6. Onverwijld nadat betaling als bedoeld in punt 4 hiervoor heeft plaatsgevonden zullen partijen de beroepsprocedure bij het Gerechtshof Leeuwarden, aldaar bekend onder rolnummer 07-775, beëindigen en hun (proces)advocaten opdracht geven om deze procedure te laten doorhalen.
7. Onverwijld nadat betaling als bedoeld in punt 4 heeft plaatsgevonden zullen partijen en de vennootschap de beroepsprocedure thans aanhangig bij het Gerechtshof te Arnhem onder nummer 200024.409 beëindigen en hun (proces)advocaten opdracht geven de procedure door te halen.
8. Partijen stellen vast dat de navolgende procedures betreffende de partneralimentatie zullen worden voortgezet:
- De procedure thans aanhangig tussen partijen bij de Rechtbank
Leeuwarden onder zaak rolnummer 78675/FA ZA 06-1631;
- De gevoegde procedures thans aanhangig tussen partijen bij het
Gerechtshof Leeuwarden onder de nummers 06000215 en
070098;
- De procedure tussen de vrouw en de vennootschap thans
aanhangig bij de Rechtbank Zutphen onder zaak- rolnummer
67652 / HA ZA 05-116.
Partijen komen overeen dat zij alle rechten en weren die zij in de tussen hen gevoerde procedure(s) betreffende de boedelscheiding naar voren hebben gebracht desgewenst - echter uitsluitend en voor zover relevant - naar voren kunnen brengen in voornoemde alimentatieprocedures.
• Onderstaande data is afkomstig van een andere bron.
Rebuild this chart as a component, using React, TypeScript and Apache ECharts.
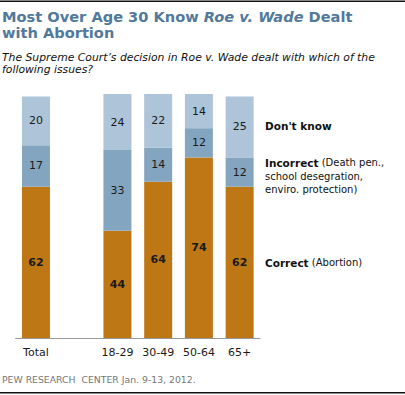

9. In het kader van de executie van de alimentatiebeschikking zoals deze op 18 april 2001 is gewezen door de Rechtbank Leeuwarden heeft de vrouw tot dusverre een bedrag geïncasseerd ten bedrage van € 340.000, zulks middels uitwinning van boedelbestanddelen op grond van daartoe gelegde executoriale beslagen, welke beslagen zijn gelegd ten titel van voormelde beschikking d.d. 18 april 2001. In het vonnis van 7 november 2007 heeft de Rechtbank Leeuwarden echter bepaald dat de door de vrouw uitgewonnen boedelbestanddelen aan haar worden toegescheiden in het kader van de boedelscheiding waardoor de vrouw per saldo derhalve geen partneralimentatie heeft ontvangen van de man. Aangezien partijen zijn overeengekomen de procedures betreffende de partneralimentatie te zullen voortzetten, komen zij in dat verband tevens nadrukkelijk overeen dat tussen hen als vaststaand zal gelden dat door de man geen partneralimentatie is voldaan en dus door de vrouw geen partneralimentatie is ontvangen.
10. Onder het voorbehoud dat de overeenkomst met betrekking tot de punten 4, 5, 6 en 7 correct wordt uitgevoerd, verlenen partijen elkaar met betrekking tot de boedelscheiding over en weer algehele en finale kwijting en zullen zij over en weer afzien van het vorderen van eventuele verbeurde dwangsommen.
11. Partijen verbinden zich deze vaststellingsovereenkomst noch geheel noch gedeeltelijk te zullen ontbinden op grond van enigerlei tekortkoming in de nakoming daarvan. Nakoming zal steeds gevorderd kunnen worden, al dan niet met schadevergoeding."